# START OF Given entries

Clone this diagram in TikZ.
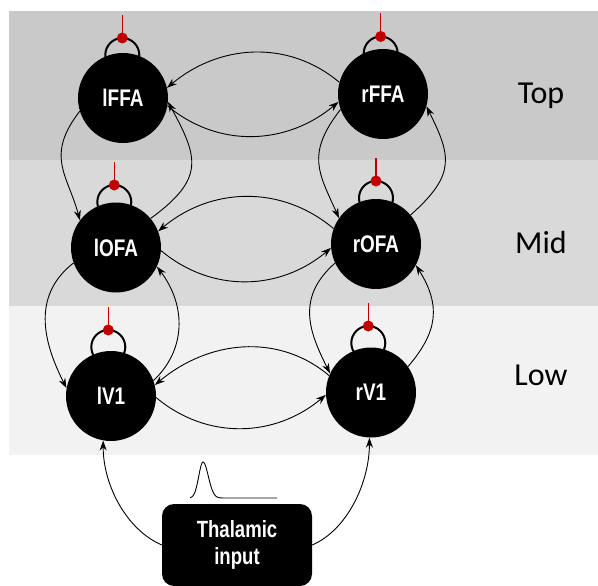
\documentclass[tikz,border=0pt]{standalone}
\usepackage{fontspec}
\setmainfont{Carlito}
\newfontfamily\nodefont[FakeStretch=0.79]{Liberation Sans}
\usetikzlibrary{arrows.meta}

\pgfdeclarelayer{bands}
\pgfdeclarelayer{loops}
\pgfsetlayers{bands,loops,main}

\definecolor{bandtop}{HTML}{C9C9C9}
\definecolor{bandmid}{HTML}{D9D9D9}
\definecolor{bandlow}{HTML}{F2F2F2}
\definecolor{inhib}{HTML}{C00000}

\tikzset{
  area/.style={circle, fill=black, minimum size=90pt, inner sep=0pt,
    text=white, font=\nodefont\bfseries\fontsize{24}{27}\selectfont},
  source/.style={rectangle, rounded corners=12pt, fill=black,
    minimum width=150pt, minimum height=82pt, inner sep=0pt, align=center,
    text=white, font=\nodefont\bfseries\fontsize{23.5}{27}\selectfont},
  tier/.style={anchor=base, font=\fontsize{32}{38}\selectfont},
  link/.style={line width=0.9pt, -{Stealth[length=10pt,width=7pt]}},
  recur/.style={line width=2pt},
  inhibline/.style={draw=inhib, line width=1.3pt},
}

% self-connection: node, horizontal offset, height of the red dot above the centre
\newcommand\recurrent[3]{%
  \begin{pgfonlayer}{loops}
    \draw[recur] ([shift={(#2pt,#3pt-17pt)}]#1.center) circle[radius=17pt];
    \draw[inhibline] ([shift={(#2pt,#3pt)}]#1.center) -- ([shift={(#2pt,#3pt+23pt)}]#1.center);
    \fill[inhib] ([shift={(#2pt,#3pt)}]#1.center) circle[radius=5.5pt];
  \end{pgfonlayer}}

\begin{document}
\begin{tikzpicture}[x=1pt, y=1pt]
\useasboundingbox (0,0) rectangle (598,-586);

% hierarchy bands
\begin{pgfonlayer}{bands}
  \fill[white] (0,0) rectangle (598,-586);
  \fill[bandtop] (9,-11) rectangle (598,-160);
  \fill[bandmid] (9,-160) rectangle (598,-306);
  \fill[bandlow] (9,-306) rectangle (598,-455);
\end{pgfonlayer}

% areas
\node[area] (lFFA) at (123,-98) {lFFA};
\node[area] (rFFA) at (383,-94) {rFFA};
\node[area] (lOFA) at (116,-247.5) {lOFA};
\node[area] (rOFA) at (376,-244) {rOFA};
\node[area] (lV1) at (111,-396) {lV1};
\node[area] (rV1) at (371,-392.5) {rV1};

\node[source] (thal) at (237,-545) {Thalamic\\input};

% tier labels
\node[tier] (ttop) at (541,-103) {Top};
\node[tier] (tmid) at (541,-253) {Mid};
\node[tier] (tlow) at (541,-385) {Low};

% recurrent self-connections
\recurrent{lFFA}{-0.7}{60}
\recurrent{rFFA}{-2.3}{57.5}
\recurrent{lOFA}{-1.7}{62.5}
\recurrent{rOFA}{0}{63}
\recurrent{lV1}{-2.7}{66}
\recurrent{rV1}{-2.7}{66.5}

% interhemispheric connections
\draw[link] (rFFA.165) to[out=140,in=40] (lFFA.13);
\draw[link] (lFFA.-10) to[out=-40,in=-140] (rFFA.190);
\draw[link] (rOFA.160) to[out=140,in=40] (lOFA.21);
\draw[link] (lOFA.-4) to[out=-40,in=-140] (rOFA.185);
\draw[link] (rV1.158) to[out=140,in=40] (lV1.14);
\draw[link] (lV1.-2) to[out=-40,in=-140] (rV1.183);

% feedforward / feedback within each hemisphere
\draw[link] (lFFA.197) .. controls +(-35,-45) and +(-12,45) .. (lOFA.143);
\draw[link] (lOFA.40) .. controls +(55,40) and +(30,-55) .. (lFFA.-5);
\draw[link] (rFFA.200) .. controls +(-35,-45) and +(-20,45) .. (rOFA.145);
\draw[link] (rOFA.40) .. controls +(45,40) and +(25,-50) .. (rFFA.-16);
\draw[link] (lOFA.200) .. controls +(-45,-35) and +(-20,40) .. (lV1.170);
\draw[link] (lV1.20) .. controls +(32,30) and +(30,-40) .. (lOFA.-25);
\draw[link] (rOFA.205) .. controls +(-40,-35) and +(-20,40) .. (rV1.155);
\draw[link] (rV1.35) .. controls +(30,35) and +(25,-40) .. (rOFA.-28);

% thalamic drive
\draw[link] (thal.west) .. controls +(-35,15) and +(0,-45) .. (lV1.260);
\draw[link] (thal.east) .. controls +(35,15) and +(0,-45) .. (rV1.268);

% input pulse
\draw[line width=0.9pt]
  plot[domain=190:203, samples=30] (\x, {-498+36*exp(-((\x-203)/6)^2)})
  -- plot[domain=203:232, samples=50] (\x, {-498+36*exp(-((\x-203)/7.5)^2)})
  -- (277,-498);
\end{tikzpicture}
\end{document}
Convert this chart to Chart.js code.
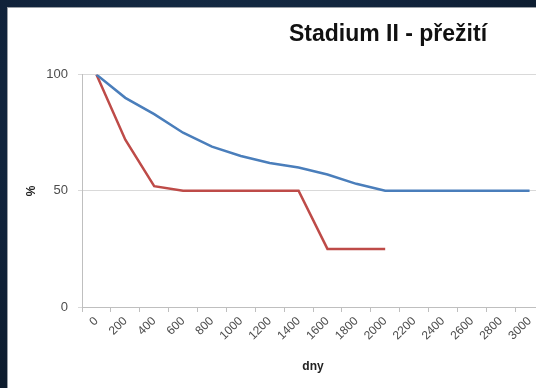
<!DOCTYPE html>
<html lang="cs">
<head>
<meta charset="utf-8">
<title>Stadium II - přežití</title>
<script src="https://cdn.jsdelivr.net/npm/chart.js@4/dist/chart.umd.min.js"></script>
<style>
  html, body { margin: 0; padding: 0; }
  body {
    width: 536px; height: 388px; overflow: hidden; position: relative;
    background: radial-gradient(ellipse at 40% 30%, #17304a 0%, #10223a 55%, #0b1826 100%);
  }
  .panel {
    position: absolute; left: 7px; top: 7px;
    width: 760px; height: 380px;
    background: #fff;
    border-left: 1px solid #9a9fa6; border-top: 1px solid #9a9fa6;
  }
  canvas { display: block; }
</style>
</head>
<body>
<div class="panel"><canvas id="chart-prezivani" width="760" height="380"></canvas></div>
<script>
// dny od diagnózy (kategorie osy x)
const dny = ['0','200','400','600','800','1000','1200','1400','1600','1800','2000','2200','2400','2600','2800','3000'];
// přežití v % – dvě skupiny
const skupinaModra = [100, 90, 83, 75, 69, 65, 62, 60, 57, 53, 50, 50, 50, 50, 50, 50];
const skupinaCervena = [100, 72, 52, 50, 50, 50, 50, 50, 25, 25, 25, null, null, null, null, null];
const osaY = [0, 50, 100];

const sedaText = '#4d4d4d';
const fontZaklad = 'Liberation Sans, Arial, sans-serif';

const ctx = document.getElementById('chart-prezivani');
new Chart(ctx, {
  type: 'line',
  data: {
    labels: dny,
    datasets: [
      {
        label: 'Řada 1',
        data: skupinaModra,
        borderColor: '#4a7ebb',
        borderWidth: 2.5,
        pointRadius: 0,
        tension: 0,
      },
      {
        label: 'Řada 2',
        data: skupinaCervena,
        borderColor: '#be4b48',
        borderWidth: 2.5,
        pointRadius: 0,
        tension: 0,
      },
    ],
  },
  options: {
    responsive: false,
    animation: false,
    layout: { padding: 0 },
    plugins: {
      legend: { display: false },
      tooltip: { enabled: false },
      title: {
        display: true,
        text: 'Stadium II - přežití',
        color: '#111',
        font: { family: fontZaklad, size: 23, weight: 'bold' },
        padding: { top: 13, bottom: 26 },
      },
    },
    scales: {
      x: {
        offset: true,
        grid: {
          offset: true,
          drawOnChartArea: false,
          drawTicks: true,
          tickLength: 5,
          color: '#bfbfbf',
        },
        border: { color: '#bfbfbf', width: 1 },
        ticks: {
          autoSkip: false,
          minRotation: 45,
          maxRotation: 45,
          padding: 2,
          color: sedaText,
          font: { family: fontZaklad, size: 12 },
        },
        title: {
          display: true,
          text: 'dny',
          color: '#222',
          font: { family: fontZaklad, size: 12, weight: 'bold' },
          padding: { top: 0, bottom: 14 },
        },
        afterFit: s => { s.height = 81; },
      },
      y: {
        min: 0,
        max: 100,
        afterBuildTicks: s => { s.ticks = osaY.map(v => ({ value: v })); },
        grid: {
          color: '#d9d9d9',
          lineWidth: 1,
          tickLength: 4,
        },
        border: { color: '#bfbfbf', width: 1 },
        ticks: {
          padding: 10,
          color: sedaText,
          font: { family: fontZaklad, size: 13 },
        },
        title: {
          display: true,
          text: '%',
          color: '#222',
          font: { family: fontZaklad, size: 12, weight: 'bold' },
          padding: { top: 16, bottom: 0 },
        },
        afterFit: s => { s.width = 74; },
      },
      // prázdný pravý okraj (místo pro legendu), titulek zůstává přes celou šířku
      pravyOkraj: {
        type: 'linear',
        position: 'right',
        display: true,
        grid: { display: false },
        border: { display: false },
        ticks: { display: false },
        afterFit: s => { s.width = 224; },
      },
    },
  },
});
</script>
</body>
</html>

# END OF Given entries

- [Work to do]
Find the lines above that include the string "this" and copy them.

- [Written answer]
Clone this diagram in TikZ.
Convert this chart to Chart.js code.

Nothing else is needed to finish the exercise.